Study on the Characteristics of Production Performance and Steam Chamber of SAGD Considering Interlayer

Abstract

Steam assisted gravity drainage (SAGD) is widely applied in the exploitation of oil sand reservoirs, however, the development process is affected by complex geological conditions, wherein the interlayer has a great impact. Specifically, it has a great influence on heat and mass transfer of steam and on the effective flow of crude oil. For this reason, the characteristics of steam chamber and the production performance were investigated in detail to clarify the influence mechanism of interlayer. In this paper, based on the reservoir parameters of Long Lake oil sands, a series of numerical simulations were conducted to study the characteristics of SAGD process with interlayers. First of all, the numerical simulation method was used to study the influence mechanism of interlayer on heat and mass transfer. Then, based on the above analysis, we reclassified the production stages.
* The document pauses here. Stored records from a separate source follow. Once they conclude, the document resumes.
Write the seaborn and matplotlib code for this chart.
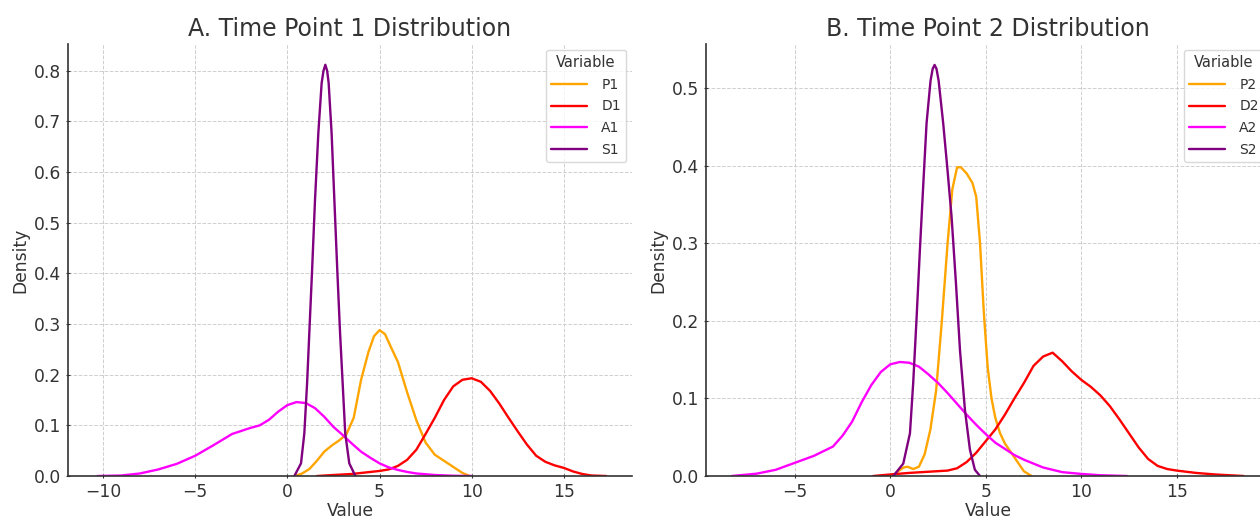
import seaborn as sns
import matplotlib.pyplot as plt
import pandas as pd

# density curves (value, density)
p1_x = [0.4, 0.8, 1.2, 1.6, 2.0, 2.4, 2.8, 3.2, 3.6, 4.0, 4.4, 4.7, 5.0, 5.3, 5.6, 6.0, 6.5, 7.0, 7.5, 8.0, 8.5, 9.0, 9.5, 9.9]
p1_d = [0.0, 0.005, 0.014, 0.03, 0.048, 0.06, 0.07, 0.082, 0.115, 0.19, 0.245, 0.276, 0.288, 0.28, 0.256, 0.225, 0.165, 0.11, 0.066, 0.042, 0.03, 0.018, 0.006, 0.0]

d1_x = [1.6, 2.5, 3.5, 4.5, 5.0, 5.5, 6.0, 6.5, 7.0, 7.5, 8.0, 8.5, 9.0, 9.5, 10.0, 10.5, 11.0, 11.5, 12.0, 12.5, 13.0, 13.5, 14.0, 14.5, 15.0, 15.5, 16.0, 16.5, 17.3]
d1_d = [0.0, 0.002, 0.004, 0.008, 0.01, 0.013, 0.02, 0.032, 0.052, 0.083, 0.115, 0.15, 0.177, 0.19, 0.193, 0.186, 0.168, 0.143, 0.115, 0.088, 0.062, 0.04, 0.028, 0.021, 0.016, 0.009, 0.004, 0.001, 0.0]

a1_x = [-10.3, -9.0, -8.0, -7.0, -6.0, -5.0, -4.0, -3.0, -2.0, -1.5, -1.0, -0.5, 0.0, 0.5, 1.0, 1.5, 2.0, 2.5, 3.0, 3.5, 4.0, 4.5, 5.0, 5.5, 6.0, 6.5, 7.0, 8.0, 9.0, 10.0]
a1_d = [0.0, 0.001, 0.005, 0.013, 0.024, 0.04, 0.061, 0.083, 0.095, 0.1, 0.111, 0.127, 0.14, 0.146, 0.144, 0.134, 0.117, 0.097, 0.081, 0.064, 0.048, 0.036, 0.025, 0.017, 0.012, 0.008, 0.005, 0.002, 0.0005, 0.0]

s1_x = [0.38, 0.74, 0.92, 1.07, 1.19, 1.34, 1.5, 1.68, 1.86, 1.96, 2.06, 2.16, 2.24, 2.4, 2.55, 2.71, 2.86, 3.0, 3.14, 3.36, 3.69]
s1_d = [0.0, 0.025, 0.084, 0.183, 0.282, 0.405, 0.545, 0.677, 0.776, 0.8, 0.812, 0.8, 0.776, 0.677, 0.545, 0.405, 0.282, 0.183, 0.084, 0.025, 0.0]

p2_x = [0.1, 0.4, 0.7, 0.9, 1.2, 1.5, 1.8, 2.1, 2.4, 2.7, 3.0, 3.25, 3.5, 3.7, 4.0, 4.3, 4.5, 4.7, 4.9, 5.1, 5.3, 5.5, 5.75, 6.0, 6.5, 7.0, 7.4]
p2_d = [0.0, 0.006, 0.011, 0.012, 0.009, 0.012, 0.028, 0.06, 0.11, 0.2, 0.3, 0.37, 0.398, 0.398, 0.39, 0.378, 0.36, 0.3, 0.21, 0.14, 0.1, 0.075, 0.055, 0.042, 0.024, 0.006, 0.0]

d2_x = [-0.9, 0.0, 1.0, 2.0, 3.0, 3.5, 4.0, 4.5, 5.0, 5.5, 6.0, 6.5, 7.0, 7.5, 8.0, 8.5, 9.0, 9.5, 10.0, 10.5, 11.0, 11.5, 12.0, 12.5, 13.0, 13.5, 14.0, 14.5, 15.0, 16.0, 17.0, 18.5]
d2_d = [0.0, 0.002, 0.004, 0.0055, 0.007, 0.01, 0.018, 0.03, 0.045, 0.06, 0.079, 0.1, 0.12, 0.142, 0.154, 0.159, 0.148, 0.135, 0.124, 0.115, 0.104, 0.09, 0.073, 0.055, 0.037, 0.022, 0.013, 0.009, 0.007, 0.004, 0.002, 0.0]

a2_x = [-8.3, -7.0, -6.0, -5.0, -4.0, -3.0, -2.5, -2.0, -1.5, -1.0, -0.5, 0.0, 0.5, 1.0, 1.5, 2.0, 2.5, 3.0, 3.5, 4.0, 4.5, 5.0, 5.5, 6.0, 6.5, 7.0, 7.5, 8.0, 9.0, 10.0, 11.0, 12.4]
a2_d = [0.0, 0.003, 0.008, 0.017, 0.026, 0.038, 0.052, 0.07, 0.095, 0.117, 0.134, 0.144, 0.147, 0.146, 0.141, 0.131, 0.12, 0.107, 0.093, 0.079, 0.066, 0.054, 0.043, 0.035, 0.027, 0.021, 0.016, 0.011, 0.005, 0.0027, 0.001, 0.0]

s2_x = [0.16, 0.68, 1.03, 1.2, 1.38, 1.55, 1.73, 1.9, 2.11, 2.22, 2.32, 2.42, 2.53, 2.77, 2.98, 3.21, 3.44, 3.65, 3.91, 4.17, 4.43, 4.7]
s2_d = [0.0, 0.016, 0.055, 0.12, 0.205, 0.291, 0.377, 0.455, 0.51, 0.525, 0.53, 0.525, 0.51, 0.455, 0.399, 0.334, 0.248, 0.162, 0.085, 0.034, 0.008, 0.0]

colors = ["orange", "red", "magenta", "purple"]


def make_df(names, curves):
    rows = []
    for name, (xs, ds) in zip(names, curves):
        for x, d in zip(xs, ds):
            rows.append({"Variable": name, "Value": x, "Density": d})
    return pd.DataFrame(rows)


df1 = make_df(["P1", "D1", "A1", "S1"], [(p1_x, p1_d), (d1_x, d1_d), (a1_x, a1_d), (s1_x, s1_d)])
df2 = make_df(["P2", "D2", "A2", "S2"], [(p2_x, p2_d), (d2_x, d2_d), (a2_x, a2_d), (s2_x, s2_d)])

sns.set_style("ticks")
plt.rcParams["font.family"] = ["DejaVu Sans"]
plt.rcParams["text.color"] = "#333333"
plt.rcParams["axes.labelcolor"] = "#333333"
plt.rcParams["xtick.color"] = "#333333"
plt.rcParams["ytick.color"] = "#333333"

fig = plt.figure(figsize=(12.6, 5.2), dpi=100)
ax1 = fig.add_axes([0.054, 0.0846, 0.4476, 0.8308])
ax2 = fig.add_axes([0.5603, 0.0846, 0.4476, 0.8308])

panels = [
    (ax1, df1, "A. Time Point 1 Distribution", (-11.9, 18.7), 0.853),
    (ax2, df2, "B. Time Point 2 Distribution", (-9.65, 19.88), 0.557),
]

for ax, df, title, xlim, ytop in panels:
    sns.lineplot(data=df, x="Value", y="Density", hue="Variable",
                 palette=colors, estimator=None, sort=False,
                 linewidth=1.7, ax=ax)
    ax.set_xlim(*xlim)
    ax.set_ylim(0, ytop)
    ax.set_title(title, fontsize=17, pad=6)
    ax.set_xlabel("Value", fontsize=12.3, labelpad=1)
    ax.set_ylabel("Density", fontsize=12.3, labelpad=3)
    ax.tick_params(labelsize=12.3, length=3, width=0.8, direction="inout")
    ax.grid(True, linestyle="--", linewidth=0.7, color="#cfcfcf")
    ax.set_axisbelow(True)
    for side in ["top", "right"]:
        ax.spines[side].set_visible(False)
    for side in ["left", "bottom"]:
        ax.spines[side].set_color("#333333")
        ax.spines[side].set_linewidth(1.2)
    leg = ax.legend(title="Variable", loc="upper right", fontsize=10,
                    title_fontsize=10.5, frameon=True, borderaxespad=0.4,
                    handlelength=2.6, labelspacing=0.55, handletextpad=1.0)
    leg.get_frame().set_edgecolor("#d0d0d0")

fig.savefig("out.png", dpi=100)
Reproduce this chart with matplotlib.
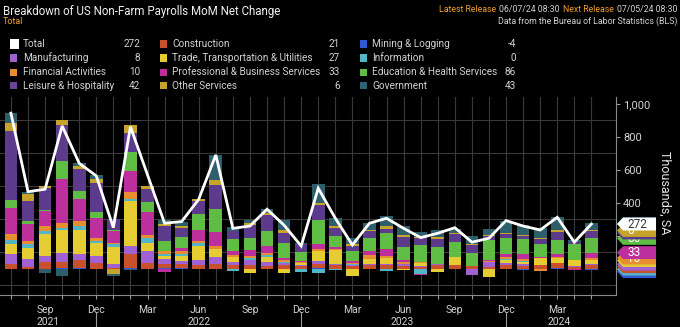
import numpy as np
import matplotlib
matplotlib.use('Agg')
import matplotlib.pyplot as plt
import matplotlib.transforms as mtrans
from matplotlib.patches import Polygon, Rectangle

plt.rcParams['font.family'] = ['Roboto', 'DejaVu Sans']

# monthly data, Jul 2021 .. May 2024 (thousands, SA)
months = ['Jul 2021', 'Aug 2021', 'Sep 2021', 'Oct 2021', 'Nov 2021', 'Dec 2021',
          'Jan 2022', 'Feb 2022', 'Mar 2022', 'Apr 2022', 'May 2022', 'Jun 2022',
          'Jul 2022', 'Aug 2022', 'Sep 2022', 'Oct 2022', 'Nov 2022', 'Dec 2022',
          'Jan 2023', 'Feb 2023', 'Mar 2023', 'Apr 2023', 'May 2023', 'Jun 2023',
          'Jul 2023', 'Aug 2023', 'Sep 2023', 'Oct 2023', 'Nov 2023', 'Dec 2023',
          'Jan 2024', 'Feb 2024', 'Mar 2024', 'Apr 2024', 'May 2024']

total = [944, 468, 483, 867, 640, 564, 250, 862, 570, 277, 287, 422,
         691, 246, 260, 362, 265, 139, 489, 307, 145, 277, 307, 246,
         190, 216, 250, 162, 186, 293, 260, 236, 313, 162, 272]

mining = [2, 2, 2, 4, 4, 2, 2, 4, 2, 4, 4, 2,
          2, 2, 2, 0, 0, 0, 4, 0, 0, 0, 0, 0,
          0, 0, 0, 0, 0, 0, -8, 0, 4, 0, -4]
construction = [28, 10, 40, 40, 48, 34, 6, 89, 34, 24, 24, 24,
                28, 20, 24, 20, 24, 20, 26, 24, 20, 24, 24, 20,
                14, 24, 24, 20, 14, 24, 20, 24, 34, 10, 21]
manufacturing = [60, 48, 35, 55, 36, 40, 24, 46, 70, 30, 20, 30,
                 40, 20, 30, 24, 14, 6, 20, 8, 6, 6, 6, 10,
                 6, 4, 0, -36, 28, 10, 10, 0, 0, 6, 8]
trade = [60, 64, 135, 135, 150, 80, 101, 273, 50, 20, 30, 80,
         52, 28, -26, 30, -26, 10, 58, 80, -42, 30, 34, -8,
         14, -20, 46, 0, -46, 20, 15, 40, 30, 40, 27]
information = [26, 26, 20, 12, 20, 14, 16, 10, 30, 10, 14, 24,
               0, -10, 8, 8, 6, -16, -26, -6, 4, 0, -10, 0,
               -30, 0, 0, 0, 0, 6, 6, 0, 0, 0, 0]
financial = [34, 20, 26, 34, 30, 20, 6, 46, 20, 20, 14, 8,
             14, 16, 14, 16, 8, 8, 10, 8, 6, 24, 14, 10,
             6, 0, 4, 0, 4, 10, 10, -10, 6, 0, 10]
professional = [158, 100, 95, 262, 135, 117, 75, 125, 141, -20, 20, 65,
                87, 20, 36, 40, 14, 6, 36, 10, 14, 26, 40, 14,
                -8, 0, 0, 0, 10, 20, 30, 10, 14, -6, 33]
education = [48, 20, 5, 111, 50, 40, 5, 117, 60, 60, 70, 97,
             140, 77, 75, 91, 91, 50, 141, 70, 60, 80, 97, 81,
             105, 105, 89, 75, 121, 100, 91, 80, 85, 95, 86]
leisure = [420, 120, 130, 218, 131, 172, 70, 115, 80, 90, 55, 80,
           145, 48, 77, 95, 60, 50, 90, 50, 30, 40, 30, 56,
           40, 50, 46, 50, 20, 20, 20, 26, 50, 10, 42]
other = [46, 44, 16, 34, 20, 26, -30, 50, 14, 14, 12, 16,
         30, 0, 10, 12, 20, 0, 16, 10, 14, 8, 14, 14,
         6, 10, 10, 4, 10, 8, 6, 6, 10, 4, 6]
government = [60, 12, -22, -40, 16, 24, -10, -8, 0, 26, 24, 0,
              155, 26, 18, 28, 60, 6, 112, 50, 36, 40, 60, 54,
              30, 40, 26, 50, 32, 75, 60, 60, 80, 8, 43]

names = ['Mining & Logging', 'Construction', 'Manufacturing',
         'Trade, Transportation & Utilities', 'Information', 'Financial Activities',
         'Professional & Business Services', 'Education & Health Services',
         'Leisure & Hospitality', 'Other Services', 'Government']
series = [mining, construction, manufacturing, trade, information, financial,
          professional, education, leisure, other, government]
colors = ['#3358d4', '#c8502c', '#a062d2', '#e4cc32', '#52b6c6', '#e68e30',
          '#be2f9e', '#5fbd44', '#5c3a8c', '#c6a42a', '#2c5e6c']
legend_colors = ['#3358d4', '#c8502c', '#a062d2', '#e4cc32', '#52b6c6', '#e68e30',
                 '#be2f9e', '#5fbd44', '#6a4598', '#c6a42a', '#2e6474']
# tags whose number can still be read at the right edge
tag_text = [False, False, False, False, False, True, True, True, False, True, False]

bg = 'black'
grid_c = '#3a3a3a'
txt_c = '#d2d2d2'
orange = '#f0a030'

fig = plt.figure(figsize=(6.8, 3.27), dpi=100, facecolor=bg)
W, H = 680, 327
ax = fig.add_axes([0, (H - 295) / H, 616 / W, (295 - 97) / H])
ax.set_facecolor(bg)

x = np.arange(len(months))
pos_base = np.zeros(len(months))
neg_base = np.zeros(len(months))
for vals, c in zip(series, colors):
    v = np.array(vals, dtype=float)
    p = np.where(v > 0, v, 0)
    n = np.where(v < 0, v, 0)
    ax.bar(x, p, 0.74, bottom=pos_base, color=c, zorder=2, linewidth=0)
    ax.bar(x, n, 0.74, bottom=neg_base, color=c, zorder=2, linewidth=0)
    pos_base += p
    neg_base += n

ax.plot(x, total, color='white', lw=2, zorder=4, solid_joinstyle='miter')

ax.set_xlim(-0.64, 35.44)
ax.set_ylim(-158, 1042)

# grid
ax.set_xticks(x)
month_lbl = {'Sep': 'Sep', 'Dec': 'Dec', 'Mar': 'Mar', 'Jun': 'Jun'}
ax.set_xticklabels([month_lbl.get(m[:3], '') for m in months], color=txt_c, fontsize=7.5)
ax.set_yticks(np.arange(0, 1001, 200))
ax.set_yticks(np.arange(-100, 1001, 100), minor=True)
ax.set_yticklabels(['0', '200', '400', '600', '800', '1,000'], color=txt_c, fontsize=8)
ax.grid(True, which='major', axis='x', color=grid_c, lw=0.8, zorder=0)
ax.grid(True, which='minor', axis='y', color=grid_c, lw=0.8, zorder=0)
ax.tick_params(axis='x', length=3, color='#9a9a9a', pad=4)
ax.tick_params(axis='y', which='major', length=3, color='#9a9a9a', pad=2,
               left=False, right=True, labelleft=False, labelright=True)
ax.tick_params(axis='y', which='minor', length=0)
for s in ['top', 'left']:
    ax.spines[s].set_visible(False)
for s in ['bottom', 'right']:
    ax.spines[s].set_color('#8a8a8a')
    ax.spines[s].set_linewidth(0.8)

# year labels and separators
bt = mtrans.blended_transform_factory(ax.transData, ax.transAxes)
for yr, xi in [('2021', 2.2), ('2022', 11), ('2023', 22.9), ('2024', 32.1)]:
    ax.text(xi, -0.135, yr, transform=bt, ha='center', va='center', color=txt_c, fontsize=7.5)
for xi in [5, 17, 29]:
    ax.plot([xi, xi], [-0.09, -0.17], transform=bt, color='#9a9a9a', lw=0.8, clip_on=False)

fig.text(665 / W, 1 - 193 / H, 'Thousands, SA', rotation=270,
         ha='center', va='center', color='#e6e6e6', fontsize=9)

# value tags at the right edge
last = [s[-1] for s in series]
tops = []
cum = 0
for v in last:
    if v > 0:
        cum += v
        tops.append(cum)
    else:
        tops.append(v)
order = sorted(range(len(series)), key=lambda i: -tops[i])
tag_y = {}
prev = None
for i in order:
    y = tops[i] if prev is None else min(tops[i], prev - 15)
    tag_y[i] = y
    prev = y
ft = mtrans.blended_transform_factory(fig.transFigure, ax.transData)
hh = 39
x0, x1, x2 = 617 / W, 623 / W, 656 / W


def tag(y, color, label, tcol, z):
    poly = Polygon([(x0, y), (x1, y + hh), (x2, y + hh), (x2, y - hh), (x1, y - hh)],
                   closed=True, transform=ft, facecolor=color, edgecolor='none',
                   clip_on=False, zorder=z)
    ax.add_patch(poly)
    if label:
        ax.text(627 / W, y, label, transform=ft, ha='left', va='center', color=tcol,
                fontsize=8.5, clip_on=False, zorder=z + 0.5)


z = 6
for i in sorted(order, key=lambda k: tag_y[k]):
    tag(tag_y[i], colors[i], str(last[i]) if tag_text[i] else '', 'white', z)
    z += 1
tag(total[-1], 'white', str(total[-1]), '#333333', z)

# header
fig.text(3 / W, 1 - 11 / H, 'Breakdown of US Non-Farm Payrolls MoM Net Change',
         color='#f0f0f0', fontsize=8.3, va='center', ha='left')
fig.text(3 / W, 1 - 21 / H, 'Total', color=orange, fontsize=6.5, va='center', ha='left')
rt = fig.text(677 / W, 1 - 10 / H, '07/05/24 08:30', color=txt_c, fontsize=6.3,
              va='center', ha='right')
fig.canvas.draw()
r = fig.canvas.get_renderer()
xpos = rt.get_window_extent(r).x0 - 3
for s, c in [('Next Release', orange), ('06/07/24 08:30', txt_c), ('Latest Release', orange)]:
    t = fig.text(xpos / W, 1 - 10 / H, s, color=c, fontsize=6.3, va='center', ha='right')
    xpos = t.get_window_extent(r).x0 - 3
fig.text(677 / W, 1 - 21 / H, 'Data from the Bureau of Labor Statistics (BLS)',
         color=txt_c, fontsize=6.3, va='center', ha='right')

# legend block
leg = [('Total', 'white', total[-1])] + [(n, c, v[-1]) for n, c, v in zip(names, legend_colors, series)]
cols = [(10, 23, 140), (160, 172, 340), (360, 372, 516)]
rows = [44, 58, 72, 86]
layout = [(0, 0, 0), (1, 0, 2), (2, 0, 1),
          (0, 1, 3), (1, 1, 4), (2, 1, 5),
          (0, 2, 6), (1, 2, 7), (2, 2, 8),
          (0, 3, 9), (1, 3, 10), (2, 3, 11)]
for ci, ri, k in layout:
    nm, c, v = leg[k]
    sx, tx, vx = cols[ci]
    yy = rows[ri]
    sz = 9 if k == 0 else 7
    fig.patches.append(Rectangle((sx / W, 1 - (yy + sz / 2) / H), sz / W, sz / H,
                                 transform=fig.transFigure, facecolor=c, edgecolor='none'))
    fig.text(tx / W, 1 - yy / H, nm, color=txt_c, fontsize=7.2, va='center', ha='left')
    fig.text(vx / W, 1 - yy / H, str(v), color=txt_c, fontsize=7.2, va='center', ha='right')

fig.savefig('out.png', dpi=100, facecolor=bg)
Finally, we completed a series of numerical simulations with different parameters of interlayer to determine the influence level of main factors. The results of temperature profile show that the upper zone of the interlayer is mainly heated by heat conduction, whereas the area far from the interlayer is heated by the coupling effect of heat conduction and heat convection, hence, the steam chamber above the interlayer develops slower and the steam chamber in the area without interlayer develops faster. At the same time, it can be seen from the oil saturation profile that a dead oil zone is formed near the formation just above the interlayer. In addition, the production stage is no longer the classic "three-stage", due to the interlayer, the oil production rate is fluctuating, appearing peak production. Finally, we summarized the regular of the influence of each parameters and determined the main parameters, we considered the location, size, porosity, permeability, and thermal conductivity of interlayer comprehensively, the results show that the influence of thermal conductivity is smaller than other parameters.